**Work instructions**
Copy all of the material word for word, except for the pictures.

**Given data**
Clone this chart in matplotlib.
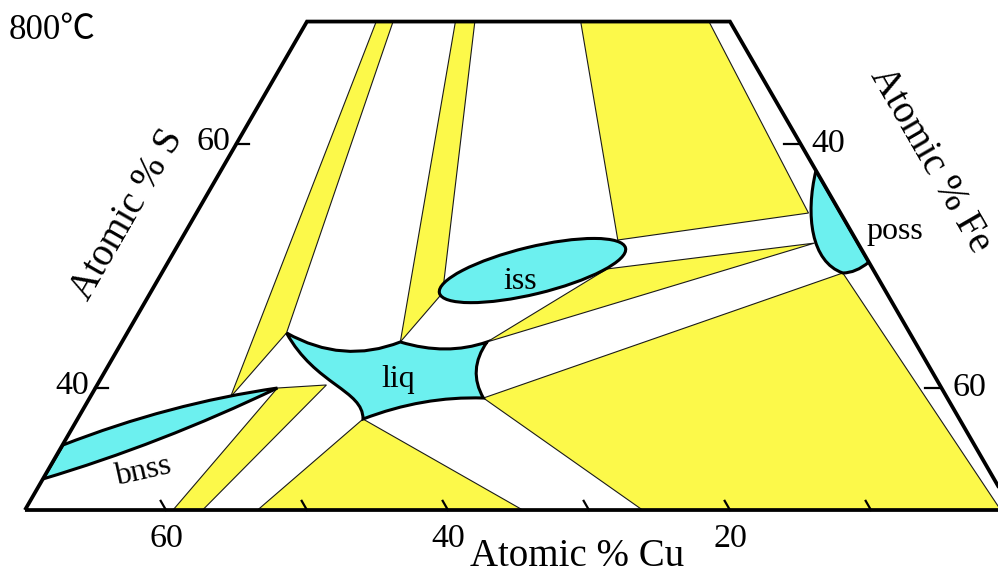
import numpy as np
import matplotlib
matplotlib.use('Agg')
import matplotlib.pyplot as plt
from matplotlib.path import Path
from matplotlib.patches import PathPatch, Polygon, Ellipse

YELLOW = '#fcf94a'
CYAN = '#6cf0ef'
SERIF = ['Liberation Serif', 'DejaVu Serif', 'DejaVu Sans']

# isothermal section, S between 30 and 70 at%; all compositions are (at% Cu, at% S)
frame_pts = [(70, 30), (30, 70), (0, 70), (0, 30)]
cu_ticks = [10, 20, 30, 40, 50, 60]
cu_labels = [20, 40, 60]
s_ticks = [40, 60]
fe_ticks = [40, 60]

# three-phase triangles reaching the sulphur liquid at the S corner
s_liquid = (0, 100)
tri_s_bnss_liq = [s_liquid, (50.8, 39.25), (44.2, 44.5)]
tri_s_liq_iss = [s_liquid, (36.5, 43.76), (31.5, 47.77)]
tri_s_iss_poss = [s_liquid, (16.9, 52.11), (2.27, 54.32)]
tri_liq_iss_poss = [(30.35, 43.76), (18.85, 49.74), (3.07, 51.86)]
# three-phase fields whose third corner lies below 30 at% S
field_bnss_liq = [(47.1, 39.99), (43.5, 40.24), (57.4, 30.0), (59.5, 30.0)]
field_liq_mid = [(42.3, 37.45), (34.7, 30.0), (53.5, 30.0)]
field_liq_poss = [(32.9, 39.17), (2.29, 49.41), (0.8, 30.0), (26.2, 30.0)]

# single-phase fields: boundary corners with bezier control points
liq_pts = [(44.2, 44.5), (41.5, 41.91), (36.5, 43.76), (33.8, 42.61), (30.35, 43.76),
           (32.9, 41.46), (32.9, 39.17), (37.1, 39.34), (42.3, 37.45),
           (41.1, 39.83), (44.3, 40.24), (44.2, 44.5)]
bnss_pts = [(64.65, 35.32), (55.4, 38.72), (47.1, 39.99), (57.7, 35.40), (67.46, 32.54),
            (64.65, 35.32)]
poss_pts = [(0.0, 57.8), (2.58, 54.16), (4.09, 50.31), (2.29, 49.41), (1.37, 49.41),
            (0.0, 50.3), (0.0, 57.8)]
iss_center = (24.2, 49.61)
iss_axes = (13.58, 3.34)
iss_tilt = 13.6


def tern(cu, s):
    return 100.0 - cu - s / 2.0, s * np.sqrt(3) / 2.0


def xy(points):
    return np.array([tern(cu, s) for cu, s in points])


fig = plt.figure(figsize=(9.98, 5.77), dpi=100)
ax = fig.add_axes([0, 0, 1, 1])
ax.set_xlim(13.23, 84.01)
ax.set_ylim(21.23, 62.15)
ax.axis('off')

frame = Polygon(xy(frame_pts), closed=True, fill=False, lw=2.7, ec='black',
                joinstyle='miter', zorder=6)
ax.add_patch(frame)

for pts in [tri_s_bnss_liq, tri_s_liq_iss, tri_s_iss_poss, tri_liq_iss_poss,
            field_bnss_liq, field_liq_mid, field_liq_poss]:
    p = Polygon(xy(pts), closed=True, fc=YELLOW, ec='#1a1a1a', lw=0.8, zorder=2)
    ax.add_patch(p)
    p.set_clip_path(frame)

M, C3, C4, CL = Path.MOVETO, Path.CURVE3, Path.CURVE4, Path.CLOSEPOLY
liq_codes = [M, C3, C3, C3, C3, C3, C3, C3, C3, C4, C4, C4]
bnss_codes = [M, C3, C3, C3, C3, CL]
poss_codes = [M, C4, C4, C4, C3, C3, CL]

for pts, codes in [(liq_pts, liq_codes), (bnss_pts, bnss_codes), (poss_pts, poss_codes)]:
    p = PathPatch(Path(xy(pts), codes), fc=CYAN, ec='black', lw=2.2, zorder=4)
    ax.add_patch(p)
    p.set_clip_path(frame)

iss = Ellipse(tern(*iss_center), iss_axes[0], iss_axes[1], angle=iss_tilt,
              fc=CYAN, ec='black', lw=2.2, zorder=4)
ax.add_patch(iss)

# ticks
for cu in cu_ticks:
    a, b = xy([(cu, 30), (cu, 30.75)])
    ax.plot([a[0], b[0]], [a[1], b[1]], color='black', lw=1.6, zorder=6)
for s in s_ticks:
    a, b = xy([(100 - s, s), (100 - s - 0.9, s)])
    ax.plot([a[0], b[0]], [a[1], b[1]], color='black', lw=1.6, zorder=6)
for fe in fe_ticks:
    a, b = xy([(0, 100 - fe), (1.2, 100 - fe)])
    ax.plot([a[0], b[0]], [a[1], b[1]], color='black', lw=1.6, zorder=6)

for cu in cu_labels:
    ax.annotate(str(cu), xy=tern(cu, 30), xytext=(0, -37), textcoords='offset pixels',
                ha='center', va='baseline', fontsize=24.5, family=SERIF)
for s in s_ticks:
    ax.annotate(str(s), xy=tern(100 - s, s), xytext=(-6, -6), textcoords='offset pixels',
                ha='right', va='baseline', fontsize=24.5, family=SERIF)
for fe in fe_ticks:
    ax.annotate(str(fe), xy=tern(0, 100 - fe), xytext=(11, -8), textcoords='offset pixels',
                ha='left', va='baseline', fontsize=24.5, family=SERIF)

# phase names
ax.text(*tern(38.2, 40.65), 'liq', fontsize=23, ha='center', va='center', family=SERIF, zorder=7)
ax.text(*tern(25.5, 48.75), 'iss', fontsize=23, ha='center', va='center', family=SERIF, zorder=7)
ax.text(*tern(-3.1, 52.77), 'poss', fontsize=23, ha='center', va='center', family=SERIF, zorder=7)
ax.text(*tern(60.1, 33.11), 'bnss', fontsize=23, ha='center', va='center', rotation=12.5,
        family=SERIF, zorder=7)

fig.text(0.052, 0.947, '800\u2103', fontsize=25, ha='center', va='center',
         family=['Liberation Serif', 'Noto Sans CJK JP', 'DejaVu Sans'])
fig.text(0.578, 0.003, 'Atomic % Cu', fontsize=28, ha='center', va='bottom', family=SERIF)
fig.text(0.128, 0.627, 'Atomic % S', fontsize=28, ha='center', va='center', rotation=60,
         rotation_mode='anchor', family=SERIF)
fig.text(0.932, 0.723, 'Atomic % Fe', fontsize=28, ha='center', va='center', rotation=-60,
         rotation_mode='anchor', family=SERIF)

fig.savefig('out.png', dpi=100)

**Result of this exercise**
Clone this chart in matplotlib.
import numpy as np
import matplotlib
matplotlib.use('Agg')
import matplotlib.pyplot as plt
from matplotlib.path import Path
from matplotlib.patches import PathPatch, Polygon, Ellipse

YELLOW = '#fcf94a'
CYAN = '#6cf0ef'
SERIF = ['Liberation Serif', 'DejaVu Serif', 'DejaVu Sans']

# isothermal section, S between 30 and 70 at%; all compositions are (at% Cu, at% S)
frame_pts = [(70, 30), (30, 70), (0, 70), (0, 30)]
cu_ticks = [10, 20, 30, 40, 50, 60]
cu_labels = [20, 40, 60]
s_ticks = [40, 60]
fe_ticks = [40, 60]

# three-phase triangles reaching the sulphur liquid at the S corner
s_liquid = (0, 100)
tri_s_bnss_liq = [s_liquid, (50.8, 39.25), (44.2, 44.5)]
tri_s_liq_iss = [s_liquid, (36.5, 43.76), (31.5, 47.77)]
tri_s_iss_poss = [s_liquid, (16.9, 52.11), (2.27, 54.32)]
tri_liq_iss_poss = [(30.35, 43.76), (18.85, 49.74), (3.07, 51.86)]
# three-phase fields whose third corner lies below 30 at% S
field_bnss_liq = [(47.1, 39.99), (43.5, 40.24), (57.4, 30.0), (59.5, 30.0)]
field_liq_mid = [(42.3, 37.45), (34.7, 30.0), (53.5, 30.0)]
field_liq_poss = [(32.9, 39.17), (2.29, 49.41), (0.8, 30.0), (26.2, 30.0)]

# single-phase fields: boundary corners with bezier control points
liq_pts = [(44.2, 44.5), (41.5, 41.91), (36.5, 43.76), (33.8, 42.61), (30.35, 43.76),
           (32.9, 41.46), (32.9, 39.17), (37.1, 39.34), (42.3, 37.45),
           (41.1, 39.83), (44.3, 40.24), (44.2, 44.5)]
bnss_pts = [(64.65, 35.32), (55.4, 38.72), (47.1, 39.99), (57.7, 35.40), (67.46, 32.54),
            (64.65, 35.32)]
poss_pts = [(0.0, 57.8), (2.58, 54.16), (4.09, 50.31), (2.29, 49.41), (1.37, 49.41),
            (0.0, 50.3), (0.0, 57.8)]
iss_center = (24.2, 49.61)
iss_axes = (13.58, 3.34)
iss_tilt = 13.6


def tern(cu, s):
    return 100.0 - cu - s / 2.0, s * np.sqrt(3) / 2.0


def xy(points):
    return np.array([tern(cu, s) for cu, s in points])


fig = plt.figure(figsize=(9.98, 5.77), dpi=100)
ax = fig.add_axes([0, 0, 1, 1])
ax.set_xlim(13.23, 84.01)
ax.set_ylim(21.23, 62.15)
ax.axis('off')

frame = Polygon(xy(frame_pts), closed=True, fill=False, lw=2.7, ec='black',
                joinstyle='miter', zorder=6)
ax.add_patch(frame)

for pts in [tri_s_bnss_liq, tri_s_liq_iss, tri_s_iss_poss, tri_liq_iss_poss,
            field_bnss_liq, field_liq_mid, field_liq_poss]:
    p = Polygon(xy(pts), closed=True, fc=YELLOW, ec='#1a1a1a', lw=0.8, zorder=2)
    ax.add_patch(p)
    p.set_clip_path(frame)

M, C3, C4, CL = Path.MOVETO, Path.CURVE3, Path.CURVE4, Path.CLOSEPOLY
liq_codes = [M, C3, C3, C3, C3, C3, C3, C3, C3, C4, C4, C4]
bnss_codes = [M, C3, C3, C3, C3, CL]
poss_codes = [M, C4, C4, C4, C3, C3, CL]

for pts, codes in [(liq_pts, liq_codes), (bnss_pts, bnss_codes), (poss_pts, poss_codes)]:
    p = PathPatch(Path(xy(pts), codes), fc=CYAN, ec='black', lw=2.2, zorder=4)
    ax.add_patch(p)
    p.set_clip_path(frame)

iss = Ellipse(tern(*iss_center), iss_axes[0], iss_axes[1], angle=iss_tilt,
              fc=CYAN, ec='black', lw=2.2, zorder=4)
ax.add_patch(iss)

# ticks
for cu in cu_ticks:
    a, b = xy([(cu, 30), (cu, 30.75)])
    ax.plot([a[0], b[0]], [a[1], b[1]], color='black', lw=1.6, zorder=6)
for s in s_ticks:
    a, b = xy([(100 - s, s), (100 - s - 0.9, s)])
    ax.plot([a[0], b[0]], [a[1], b[1]], color='black', lw=1.6, zorder=6)
for fe in fe_ticks:
    a, b = xy([(0, 100 - fe), (1.2, 100 - fe)])
    ax.plot([a[0], b[0]], [a[1], b[1]], color='black', lw=1.6, zorder=6)

for cu in cu_labels:
    ax.annotate(str(cu), xy=tern(cu, 30), xytext=(0, -37), textcoords='offset pixels',
                ha='center', va='baseline', fontsize=24.5, family=SERIF)
for s in s_ticks:
    ax.annotate(str(s), xy=tern(100 - s, s), xytext=(-6, -6), textcoords='offset pixels',
                ha='right', va='baseline', fontsize=24.5, family=SERIF)
for fe in fe_ticks:
    ax.annotate(str(fe), xy=tern(0, 100 - fe), xytext=(11, -8), textcoords='offset pixels',
                ha='left', va='baseline', fontsize=24.5, family=SERIF)

# phase names
ax.text(*tern(38.2, 40.65), 'liq', fontsize=23, ha='center', va='center', family=SERIF, zorder=7)
ax.text(*tern(25.5, 48.75), 'iss', fontsize=23, ha='center', va='center', family=SERIF, zorder=7)
ax.text(*tern(-3.1, 52.77), 'poss', fontsize=23, ha='center', va='center', family=SERIF, zorder=7)
ax.text(*tern(60.1, 33.11), 'bnss', fontsize=23, ha='center', va='center', rotation=12.5,
        family=SERIF, zorder=7)

fig.text(0.052, 0.947, '800\u2103', fontsize=25, ha='center', va='center',
         family=['Liberation Serif', 'Noto Sans CJK JP', 'DejaVu Sans'])
fig.text(0.578, 0.003, 'Atomic % Cu', fontsize=28, ha='center', va='bottom', family=SERIF)
fig.text(0.128, 0.627, 'Atomic % S', fontsize=28, ha='center', va='center', rotation=60,
         rotation_mode='anchor', family=SERIF)
fig.text(0.932, 0.723, 'Atomic % Fe', fontsize=28, ha='center', va='center', rotation=-60,
         rotation_mode='anchor', family=SERIF)

fig.savefig('out.png', dpi=100)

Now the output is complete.